Stuff they probably hadn’t looked at in a while either.
Totally. That was the interesting thing about my position in this; I could look at it and give them a perspective on what people might be excited to see. There were definitely some tough calls as far as what made the cut for each of them, but I think the artists were definitely happy with how they came out, and then I think the viewers are hopefully happy too.


At this point it seems like people in our world know about them, but hopefully doing these books legitimizes them even more and brings their work to another audience.

Was it cool for you as an artist to see how these guys work? Was that part of the appeal of doing this project too?
It’s kind of a way I figured out to meet some of my idols for sure. I started working in the industry in the early 2000s or so. I wasn’t working in the ‘90s when a lot of these guys were. Their techniques and processes were so different. Most of their stuff was hand drawn instead of doing it directly on the computer. So, I would go between fanning out the whole time and being the one to put this all together.

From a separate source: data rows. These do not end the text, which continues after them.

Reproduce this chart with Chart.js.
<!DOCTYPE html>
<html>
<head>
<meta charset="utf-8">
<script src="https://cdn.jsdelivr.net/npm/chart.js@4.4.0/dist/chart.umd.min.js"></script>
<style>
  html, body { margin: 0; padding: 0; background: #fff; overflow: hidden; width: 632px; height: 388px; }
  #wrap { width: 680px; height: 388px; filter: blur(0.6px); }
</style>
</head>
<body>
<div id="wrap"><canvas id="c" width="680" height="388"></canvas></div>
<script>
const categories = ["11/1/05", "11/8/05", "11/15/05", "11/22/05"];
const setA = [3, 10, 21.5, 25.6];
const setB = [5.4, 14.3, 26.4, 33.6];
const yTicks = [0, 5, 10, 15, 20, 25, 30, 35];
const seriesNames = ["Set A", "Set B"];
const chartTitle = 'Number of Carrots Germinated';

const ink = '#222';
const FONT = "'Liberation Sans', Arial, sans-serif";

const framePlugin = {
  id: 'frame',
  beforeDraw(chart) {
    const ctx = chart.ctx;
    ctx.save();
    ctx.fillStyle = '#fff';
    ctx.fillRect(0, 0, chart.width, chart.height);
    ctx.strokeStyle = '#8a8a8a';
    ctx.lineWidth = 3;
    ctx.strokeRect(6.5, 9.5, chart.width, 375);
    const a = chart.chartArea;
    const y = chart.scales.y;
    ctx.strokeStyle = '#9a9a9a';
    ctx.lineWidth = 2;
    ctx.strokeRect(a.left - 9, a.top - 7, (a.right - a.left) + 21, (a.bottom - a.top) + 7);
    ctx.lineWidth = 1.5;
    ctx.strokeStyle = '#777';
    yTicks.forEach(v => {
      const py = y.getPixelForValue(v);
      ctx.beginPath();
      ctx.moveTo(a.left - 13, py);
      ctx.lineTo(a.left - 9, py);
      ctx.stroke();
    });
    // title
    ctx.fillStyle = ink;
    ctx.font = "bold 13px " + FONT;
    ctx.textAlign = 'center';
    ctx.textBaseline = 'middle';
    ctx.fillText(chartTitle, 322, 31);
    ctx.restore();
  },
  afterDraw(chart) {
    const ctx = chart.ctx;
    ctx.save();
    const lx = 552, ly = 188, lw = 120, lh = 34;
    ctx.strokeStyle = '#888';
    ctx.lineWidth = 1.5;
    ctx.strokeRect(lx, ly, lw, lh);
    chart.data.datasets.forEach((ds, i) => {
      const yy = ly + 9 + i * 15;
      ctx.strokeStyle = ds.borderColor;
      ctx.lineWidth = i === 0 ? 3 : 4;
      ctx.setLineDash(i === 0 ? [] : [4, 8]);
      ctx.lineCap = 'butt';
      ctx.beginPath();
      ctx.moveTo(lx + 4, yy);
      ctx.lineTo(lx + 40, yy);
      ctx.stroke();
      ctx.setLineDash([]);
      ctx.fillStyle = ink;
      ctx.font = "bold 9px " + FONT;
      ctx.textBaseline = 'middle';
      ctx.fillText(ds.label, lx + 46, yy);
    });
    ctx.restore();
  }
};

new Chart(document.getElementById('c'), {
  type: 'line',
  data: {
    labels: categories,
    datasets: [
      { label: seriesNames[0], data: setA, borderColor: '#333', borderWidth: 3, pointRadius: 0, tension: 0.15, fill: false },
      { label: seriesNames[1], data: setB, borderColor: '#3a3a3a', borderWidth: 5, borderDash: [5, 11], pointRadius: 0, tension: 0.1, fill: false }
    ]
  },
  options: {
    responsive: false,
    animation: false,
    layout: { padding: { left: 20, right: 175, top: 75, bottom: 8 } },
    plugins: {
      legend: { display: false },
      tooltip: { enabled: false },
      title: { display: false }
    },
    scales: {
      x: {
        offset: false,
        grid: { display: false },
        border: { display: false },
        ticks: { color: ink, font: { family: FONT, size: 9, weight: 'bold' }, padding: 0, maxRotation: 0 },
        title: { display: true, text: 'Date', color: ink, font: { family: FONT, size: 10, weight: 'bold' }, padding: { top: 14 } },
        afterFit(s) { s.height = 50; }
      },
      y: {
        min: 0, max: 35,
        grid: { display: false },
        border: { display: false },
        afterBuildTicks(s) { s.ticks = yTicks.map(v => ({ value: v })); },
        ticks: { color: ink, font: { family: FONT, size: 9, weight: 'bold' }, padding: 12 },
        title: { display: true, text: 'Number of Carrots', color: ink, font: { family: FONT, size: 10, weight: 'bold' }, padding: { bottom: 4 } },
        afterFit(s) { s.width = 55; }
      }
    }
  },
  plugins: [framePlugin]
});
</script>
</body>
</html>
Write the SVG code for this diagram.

They probably have an easier time talking to you, too, since you come from sort of the same background.
I think that definitely helped. I hope that helped. I knew Marc and Todd Bratrud from before working with them, from my work with Enjoi. But Todd Francis I had never met before until I approached him with this project. I think that my background and the fact that we had done these two books made it easy for him to say, "Yeah, I wanna do that."

Were there particular skateboard artists you looked up to when you were growing up?
Basically these guys that I’ve been working with, almost in this order. Anything that was on a skate shop wall throughout the ‘90s was my inspiration. At the time I didn’t know anything about the artists behind it. As a kid I just liked what I saw. I didn’t know who Marc McKee was at that time, I just knew that I liked his graphics.

How did you find out who these guys were? Was it not until later?
I don’t really remember exactly how I found out who they were. Maybe at some point it was on the Internet or through books like Disposable, probably. That might have put some names to the works for me. At this point it seems like people in our world know about them, but hopefully doing these books legitimizes them even more and brings their work to another audience.

Do you see yourself doing a book of your on work at some point? I know you don’t put yourself on the same level, but you’ve got the opportunity.
It’s funny, I’ve gotten that question before, and again, I don’t put myself on the same level. And I would feel weird doing it about myself, but maybe someday if my work gets to that level and someone really wants to do it.

Someone else could compile it.
It would have to be something like that, I think. It would be a little weird to put out a series of all these great artists and then tack myself on at the end [laughs].

What else do you see yourself doing with the imprint?
The goal was never to necessarily become a publisher. The first year I worked with another publisher, but I thought it would work out better if we did this ourselves. I’d love to continue to produce books. I like tangible objects, and I like things that I think are worthwhile. But I have a lot of other interests. I think there’s a lot more to do in skateboarding, and then if there’s a way to do it that makes sense, there’s a lot of interests outside skateboarding that I’d like to highlight.

The official release event and signing for Look Away: The Art of Todd Francis will be at Hennessey + Ingalls in Los Angeles on Thursday, June 26 from 6 – 9 p.m.